Cotton Mather: The same thing we all want: a country of their own. 


Wow, speaking of Witchsploitation: a new TV series, set (you guessed it) in Salem, Mass, 1692.

Magic is real. Witches are real. There's a real coven that meets out in the woods wearing animal masks. (Sounds like our kind of people.) There's even a real Horned Man out in the woods that you and you and you can have sex with. And guess what: the witches themselves are the ones fomenting the big witch-hunt.

Say what?

Ah, but you see, these witches are very clever: they're using the Puritans' fears against them. (Goethe suggests this same technique in Die Erste Walpurgisnacht: sound strategy for persecuted minorities, actually.) Set those cowans at each others' throats and eventually they'll all kill each other off and then (rubs hands together, cackles gleefully) the country will be...ours!

Witch City, Paganistan. Now why didn't we think of that?

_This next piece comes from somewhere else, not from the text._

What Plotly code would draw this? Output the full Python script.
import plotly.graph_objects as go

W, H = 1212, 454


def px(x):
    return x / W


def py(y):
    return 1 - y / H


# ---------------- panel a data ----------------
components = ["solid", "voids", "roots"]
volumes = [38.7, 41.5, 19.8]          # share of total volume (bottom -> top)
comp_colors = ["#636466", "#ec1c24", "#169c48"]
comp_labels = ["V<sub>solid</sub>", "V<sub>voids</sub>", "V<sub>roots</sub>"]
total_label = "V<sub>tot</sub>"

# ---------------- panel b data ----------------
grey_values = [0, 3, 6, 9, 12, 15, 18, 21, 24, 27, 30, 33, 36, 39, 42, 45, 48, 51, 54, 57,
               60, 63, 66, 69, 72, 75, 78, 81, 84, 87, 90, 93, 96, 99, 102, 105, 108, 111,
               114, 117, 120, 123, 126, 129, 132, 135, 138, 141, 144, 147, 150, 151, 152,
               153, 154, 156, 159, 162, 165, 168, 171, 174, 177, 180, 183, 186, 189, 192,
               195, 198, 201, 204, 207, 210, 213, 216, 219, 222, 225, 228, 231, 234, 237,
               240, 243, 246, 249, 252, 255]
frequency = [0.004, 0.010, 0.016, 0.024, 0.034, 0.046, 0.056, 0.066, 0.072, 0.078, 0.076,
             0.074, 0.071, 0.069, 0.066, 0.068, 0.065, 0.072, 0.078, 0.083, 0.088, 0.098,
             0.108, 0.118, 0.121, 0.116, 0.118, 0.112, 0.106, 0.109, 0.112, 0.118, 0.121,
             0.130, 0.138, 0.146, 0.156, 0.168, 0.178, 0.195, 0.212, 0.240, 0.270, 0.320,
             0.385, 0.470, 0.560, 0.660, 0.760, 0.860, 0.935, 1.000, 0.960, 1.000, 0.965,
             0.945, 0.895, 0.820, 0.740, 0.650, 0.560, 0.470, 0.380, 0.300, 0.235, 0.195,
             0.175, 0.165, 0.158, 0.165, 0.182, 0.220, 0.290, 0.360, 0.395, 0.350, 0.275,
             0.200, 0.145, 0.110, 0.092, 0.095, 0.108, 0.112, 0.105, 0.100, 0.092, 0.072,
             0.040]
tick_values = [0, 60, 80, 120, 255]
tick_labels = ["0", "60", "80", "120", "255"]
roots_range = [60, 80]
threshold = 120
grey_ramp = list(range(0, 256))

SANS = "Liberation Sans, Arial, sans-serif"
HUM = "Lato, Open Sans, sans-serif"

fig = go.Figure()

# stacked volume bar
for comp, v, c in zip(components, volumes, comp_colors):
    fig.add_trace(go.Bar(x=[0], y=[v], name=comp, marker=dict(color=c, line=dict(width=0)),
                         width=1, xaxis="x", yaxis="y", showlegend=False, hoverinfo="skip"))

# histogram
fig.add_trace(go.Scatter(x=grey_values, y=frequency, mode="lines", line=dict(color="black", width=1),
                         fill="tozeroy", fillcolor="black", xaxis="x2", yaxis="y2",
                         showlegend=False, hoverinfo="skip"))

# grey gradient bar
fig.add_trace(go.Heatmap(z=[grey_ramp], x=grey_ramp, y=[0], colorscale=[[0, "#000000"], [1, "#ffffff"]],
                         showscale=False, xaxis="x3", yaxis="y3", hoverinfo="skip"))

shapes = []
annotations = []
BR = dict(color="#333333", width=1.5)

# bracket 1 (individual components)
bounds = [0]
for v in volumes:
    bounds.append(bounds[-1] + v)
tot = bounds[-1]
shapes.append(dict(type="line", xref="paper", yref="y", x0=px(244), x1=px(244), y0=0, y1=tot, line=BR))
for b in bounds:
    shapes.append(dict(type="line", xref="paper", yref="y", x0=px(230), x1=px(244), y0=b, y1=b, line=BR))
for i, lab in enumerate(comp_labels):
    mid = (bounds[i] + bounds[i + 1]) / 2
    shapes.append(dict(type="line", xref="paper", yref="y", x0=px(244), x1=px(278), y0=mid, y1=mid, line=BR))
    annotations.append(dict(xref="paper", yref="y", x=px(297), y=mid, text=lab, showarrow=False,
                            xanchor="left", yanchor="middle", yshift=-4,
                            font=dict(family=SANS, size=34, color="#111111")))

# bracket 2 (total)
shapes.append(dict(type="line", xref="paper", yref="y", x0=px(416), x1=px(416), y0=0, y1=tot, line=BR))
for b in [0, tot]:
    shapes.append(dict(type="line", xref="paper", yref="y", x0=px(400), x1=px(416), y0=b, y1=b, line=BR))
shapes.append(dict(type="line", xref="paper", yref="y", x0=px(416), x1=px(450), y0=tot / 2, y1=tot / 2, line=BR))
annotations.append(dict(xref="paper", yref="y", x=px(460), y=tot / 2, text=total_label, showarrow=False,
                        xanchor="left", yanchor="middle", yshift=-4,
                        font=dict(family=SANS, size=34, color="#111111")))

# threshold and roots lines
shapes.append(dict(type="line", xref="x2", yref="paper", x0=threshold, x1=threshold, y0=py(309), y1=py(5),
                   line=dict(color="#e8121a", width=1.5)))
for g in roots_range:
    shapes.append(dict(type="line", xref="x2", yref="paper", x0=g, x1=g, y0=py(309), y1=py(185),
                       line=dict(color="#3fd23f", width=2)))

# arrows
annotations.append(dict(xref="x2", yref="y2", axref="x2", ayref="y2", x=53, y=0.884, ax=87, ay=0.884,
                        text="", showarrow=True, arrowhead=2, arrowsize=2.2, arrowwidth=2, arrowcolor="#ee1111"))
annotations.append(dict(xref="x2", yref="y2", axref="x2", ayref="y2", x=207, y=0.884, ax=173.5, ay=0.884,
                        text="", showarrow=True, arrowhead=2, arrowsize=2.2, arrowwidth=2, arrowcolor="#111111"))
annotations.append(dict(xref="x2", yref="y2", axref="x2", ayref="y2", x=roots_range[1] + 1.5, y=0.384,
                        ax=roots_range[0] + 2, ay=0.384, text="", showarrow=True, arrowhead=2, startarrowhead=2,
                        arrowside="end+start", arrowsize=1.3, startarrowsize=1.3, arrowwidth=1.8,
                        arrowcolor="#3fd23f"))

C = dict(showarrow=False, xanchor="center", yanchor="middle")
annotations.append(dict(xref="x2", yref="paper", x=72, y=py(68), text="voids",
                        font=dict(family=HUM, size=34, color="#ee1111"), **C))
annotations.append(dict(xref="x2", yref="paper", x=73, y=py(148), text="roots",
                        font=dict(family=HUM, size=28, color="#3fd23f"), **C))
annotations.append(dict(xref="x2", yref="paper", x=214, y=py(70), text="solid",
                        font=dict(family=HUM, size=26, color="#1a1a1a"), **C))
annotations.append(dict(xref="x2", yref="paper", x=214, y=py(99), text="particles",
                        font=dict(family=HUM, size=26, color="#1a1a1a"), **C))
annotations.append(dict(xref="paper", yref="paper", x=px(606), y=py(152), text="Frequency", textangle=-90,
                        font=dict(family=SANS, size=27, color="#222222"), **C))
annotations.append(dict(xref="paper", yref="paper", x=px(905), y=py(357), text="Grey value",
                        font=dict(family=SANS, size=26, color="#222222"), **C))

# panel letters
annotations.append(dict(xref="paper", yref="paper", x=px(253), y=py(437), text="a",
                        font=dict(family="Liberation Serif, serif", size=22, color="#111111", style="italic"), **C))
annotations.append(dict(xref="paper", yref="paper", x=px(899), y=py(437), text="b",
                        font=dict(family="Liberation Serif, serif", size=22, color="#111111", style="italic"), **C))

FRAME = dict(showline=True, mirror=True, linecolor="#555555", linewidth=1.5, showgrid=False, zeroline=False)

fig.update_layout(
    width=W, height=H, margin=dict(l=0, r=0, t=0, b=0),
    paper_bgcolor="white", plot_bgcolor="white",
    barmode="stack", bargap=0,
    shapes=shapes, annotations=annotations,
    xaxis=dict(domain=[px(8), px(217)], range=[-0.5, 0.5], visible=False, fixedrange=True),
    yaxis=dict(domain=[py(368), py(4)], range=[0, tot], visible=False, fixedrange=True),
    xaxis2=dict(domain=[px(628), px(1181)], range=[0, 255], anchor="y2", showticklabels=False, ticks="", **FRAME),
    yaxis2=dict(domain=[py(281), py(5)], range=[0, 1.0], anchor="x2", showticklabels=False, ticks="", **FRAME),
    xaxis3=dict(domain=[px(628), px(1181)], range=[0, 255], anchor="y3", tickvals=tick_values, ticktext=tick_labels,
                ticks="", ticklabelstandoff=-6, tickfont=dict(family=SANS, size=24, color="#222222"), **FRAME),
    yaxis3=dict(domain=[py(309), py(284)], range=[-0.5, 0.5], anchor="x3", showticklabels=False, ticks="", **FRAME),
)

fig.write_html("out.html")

Say there actually were witches of our sort, paganish folk, back in the Old Country in the Old Days. Say they came to America for freedom to worship in the Old Way in the New Land across the sea. (All the old stories tell of the Land-to-the-West.) And then when we get there, lo and behold, out in the forest—and such a forest!—the Horned Man is already right there waiting for us, just as he always has been. “Red Champion” we call him, because he fights for the people. The Indians know him too: they call him “Red Horn”, and for the same reason.

Revisionist Witch-American history. In this particular instance it's not, I'll admit, compelling television: the language and ideas make no pretense of being anything but 21st century. The literal use of the supernatural leaves no room for dramatic tension. (Once admitted, no holds are barred: anything can happen. There is no science of miracles.) There aren't nearly enough good-looking guys (Cotton Mather's the only one, ugh), and of course there's the usual tiresome male/female nudity imbalance, sigh.

Salem is Old Style witchery for sure: toad familiars sucking supernumerary witches' tits, vengeful whammies, the works. (No osculum infame yet, but one lives in hope.) Interestingly, there does seem to be something of a Wiccan aesthetic throughout: lots of (female) skyclad with necklaces. Hey, it's good for publicity. It sure worked for Uncle Gerald.

Compelling viewing, no. But as part of the larger, ongoing magical act of collectively re-envisioning ourselves back into history: well, our authors have been doing this for several centuries, since back before there was a New Paganism, really. Richard Carpenter's Robin of Sherwood series changed the Robin Hood mythos forever by repaganizing it, Herne protect us.

Revisionist Witch-American history.

Witches are the new vampires, I hear and, as Frebur Moore has observed, anything they say about us becomes our possession, to be used as we see fit.

Hang onto those broomsticks, folks: it's gonna be a wild ride.